-- START Data block --

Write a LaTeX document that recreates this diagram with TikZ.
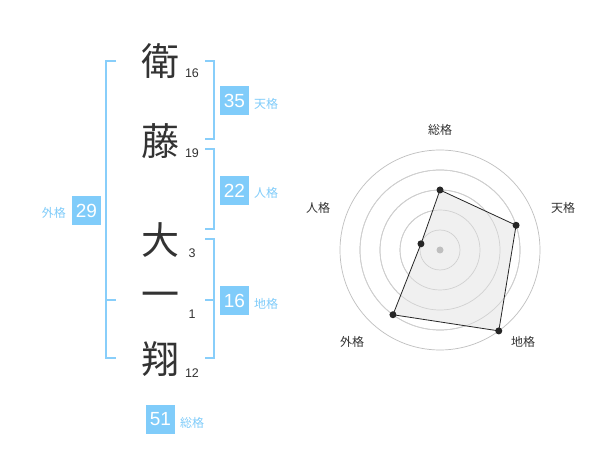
\documentclass[tikz,border=0pt]{standalone}
\usepackage{fontspec}
\setmainfont{Liberation Sans}
\newfontfamily\cjk{Noto Sans CJK JP}
\begin{document}
\begin{tikzpicture}[x=1pt,y=-1pt,
  kanji/.style={inner sep=0pt,text=black!80,font=\cjk\fontsize{38}{38}\selectfont},
  stroke/.style={inner sep=0pt,text=black!80,font=\fontsize{12.5}{12.5}\selectfont},
  valbox/.style={fill=boxblue,text=white,minimum width=29pt,minimum height=29pt,inner sep=0pt,font=\fontsize{19}{19}\selectfont},
  kaku/.style={inner sep=0pt,text=boxblue,font=\cjk\fontsize{12}{12}\selectfont},
  bracket/.style={draw=brblue,line width=2pt},
  ring/.style={draw=black!25,line width=0.7pt},
  rlabel/.style={inner sep=0pt,text=black!80,font=\cjk\fontsize{12}{12}\selectfont},
  pt/.style={circle,fill=black!85,inner sep=0pt,minimum size=7pt}]
\definecolor{boxblue}{RGB}{128,204,250}
\definecolor{brblue}{RGB}{136,206,250}
\useasboundingbox (0,0) rectangle (600,470);
\fill[white] (0,0) rectangle (600,470);
% kanji
\node[kanji] (k1) at (160,61) {衛};
\node[kanji] (k2) at (160,141) {藤};
\node[kanji] (k3) at (160,240) {大};
\node[kanji] (k4) at (160,300) {一};
\node[kanji] (k5) at (160,359) {翔};
\node[stroke] (s1) at (192,73) {16};
\node[stroke] (s2) at (192,153) {19};
\node[stroke] (s3) at (192,253) {3};
\node[stroke] (s4) at (192,314) {1};
\node[stroke] (s5) at (192,373) {12};
% brackets
\draw[bracket] (116,61) -- (105.5,61) -- (105.5,358) -- (116,358);
\draw[bracket] (105.5,300) -- (116,300);
\draw[bracket] (205,61) -- (214,61) -- (214,139) -- (205,139);
\draw[bracket] (205,149.5) -- (214,149.5) -- (214,229.5) -- (205,229.5);
\draw[bracket] (205,239.5) -- (214,239.5) -- (214,358) -- (205,358);
\draw[bracket] (205,300) -- (214,300);
% value boxes
\node[valbox] (ten) at (234.5,100.5) {35};
\node[kaku,anchor=west] (tenl) at (254,104) {天格};
\node[valbox] (jin) at (234.5,190.5) {22};
\node[kaku,anchor=west] (jinl) at (254,193) {人格};
\node[valbox] (chi) at (234.5,300.5) {16};
\node[kaku,anchor=west] (chil) at (254,304) {地格};
\node[valbox] (gai) at (86.5,210.5) {29};
\node[kaku,anchor=east] (gail) at (66,213) {外格};
\node[valbox] (sou) at (160.5,419) {51};
\node[kaku,anchor=west] (soul) at (180,423) {総格};
% radar
\coordinate (c) at (440,250);
\foreach \r in {20,40,60,80,100} \draw[ring] (c) circle[radius=\r];
\path (c) ++(0,-60) coordinate (p1);
\path (c) ++({80*cos(18)},{-80*sin(18)}) coordinate (p2);
\path (c) ++({100*cos(-54)},{-100*sin(-54)}) coordinate (p3);
\path (c) ++({80*cos(-126)},{-80*sin(-126)}) coordinate (p4);
\path (c) ++({20*cos(162)},{-20*sin(162)}) coordinate (p5);
\fill[fill=black!6] (p1) -- (p2) -- (p3) -- (p4) -- (p5) -- cycle;
\foreach \r in {20,40,60,80} \draw[ring,draw=black!18] (c) circle[radius=\r];
\draw[draw=black!85,line width=0.8pt] (p1) -- (p2) -- (p3) -- (p4) -- (p5) -- cycle;
\fill[black!25] (c) circle[radius=3.5];
\foreach \p in {p1,p2,p3,p4,p5} \node[pt] at (\p) {};
\node[rlabel] (r1) at (440,130) {総格};
\node[rlabel] (r2) at (563,208) {天格};
\node[rlabel] (r3) at (523,342) {地格};
\node[rlabel] (r4) at (352,342) {外格};
\node[rlabel] (r5) at (318,208) {人格};
\end{tikzpicture}
\end{document}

-- END Data block --

Set problem: Omit the pictures, then output the rest of the listing exactly.

Solution:
Write a LaTeX document that recreates this diagram with TikZ.
\documentclass[tikz,border=0pt]{standalone}
\usepackage{fontspec}
\setmainfont{Liberation Sans}
\newfontfamily\cjk{Noto Sans CJK JP}
\begin{document}
\begin{tikzpicture}[x=1pt,y=-1pt,
  kanji/.style={inner sep=0pt,text=black!80,font=\cjk\fontsize{38}{38}\selectfont},
  stroke/.style={inner sep=0pt,text=black!80,font=\fontsize{12.5}{12.5}\selectfont},
  valbox/.style={fill=boxblue,text=white,minimum width=29pt,minimum height=29pt,inner sep=0pt,font=\fontsize{19}{19}\selectfont},
  kaku/.style={inner sep=0pt,text=boxblue,font=\cjk\fontsize{12}{12}\selectfont},
  bracket/.style={draw=brblue,line width=2pt},
  ring/.style={draw=black!25,line width=0.7pt},
  rlabel/.style={inner sep=0pt,text=black!80,font=\cjk\fontsize{12}{12}\selectfont},
  pt/.style={circle,fill=black!85,inner sep=0pt,minimum size=7pt}]
\definecolor{boxblue}{RGB}{128,204,250}
\definecolor{brblue}{RGB}{136,206,250}
\useasboundingbox (0,0) rectangle (600,470);
\fill[white] (0,0) rectangle (600,470);
% kanji
\node[kanji] (k1) at (160,61) {衛};
\node[kanji] (k2) at (160,141) {藤};
\node[kanji] (k3) at (160,240) {大};
\node[kanji] (k4) at (160,300) {一};
\node[kanji] (k5) at (160,359) {翔};
\node[stroke] (s1) at (192,73) {16};
\node[stroke] (s2) at (192,153) {19};
\node[stroke] (s3) at (192,253) {3};
\node[stroke] (s4) at (192,314) {1};
\node[stroke] (s5) at (192,373) {12};
% brackets
\draw[bracket] (116,61) -- (105.5,61) -- (105.5,358) -- (116,358);
\draw[bracket] (105.5,300) -- (116,300);
\draw[bracket] (205,61) -- (214,61) -- (214,139) -- (205,139);
\draw[bracket] (205,149.5) -- (214,149.5) -- (214,229.5) -- (205,229.5);
\draw[bracket] (205,239.5) -- (214,239.5) -- (214,358) -- (205,358);
\draw[bracket] (205,300) -- (214,300);
% value boxes
\node[valbox] (ten) at (234.5,100.5) {35};
\node[kaku,anchor=west] (tenl) at (254,104) {天格};
\node[valbox] (jin) at (234.5,190.5) {22};
\node[kaku,anchor=west] (jinl) at (254,193) {人格};
\node[valbox] (chi) at (234.5,300.5) {16};
\node[kaku,anchor=west] (chil) at (254,304) {地格};
\node[valbox] (gai) at (86.5,210.5) {29};
\node[kaku,anchor=east] (gail) at (66,213) {外格};
\node[valbox] (sou) at (160.5,419) {51};
\node[kaku,anchor=west] (soul) at (180,423) {総格};
% radar
\coordinate (c) at (440,250);
\foreach \r in {20,40,60,80,100} \draw[ring] (c) circle[radius=\r];
\path (c) ++(0,-60) coordinate (p1);
\path (c) ++({80*cos(18)},{-80*sin(18)}) coordinate (p2);
\path (c) ++({100*cos(-54)},{-100*sin(-54)}) coordinate (p3);
\path (c) ++({80*cos(-126)},{-80*sin(-126)}) coordinate (p4);
\path (c) ++({20*cos(162)},{-20*sin(162)}) coordinate (p5);
\fill[fill=black!6] (p1) -- (p2) -- (p3) -- (p4) -- (p5) -- cycle;
\foreach \r in {20,40,60,80} \draw[ring,draw=black!18] (c) circle[radius=\r];
\draw[draw=black!85,line width=0.8pt] (p1) -- (p2) -- (p3) -- (p4) -- (p5) -- cycle;
\fill[black!25] (c) circle[radius=3.5];
\foreach \p in {p1,p2,p3,p4,p5} \node[pt] at (\p) {};
\node[rlabel] (r1) at (440,130) {総格};
\node[rlabel] (r2) at (563,208) {天格};
\node[rlabel] (r3) at (523,342) {地格};
\node[rlabel] (r4) at (352,342) {外格};
\node[rlabel] (r5) at (318,208) {人格};
\end{tikzpicture}
\end{document}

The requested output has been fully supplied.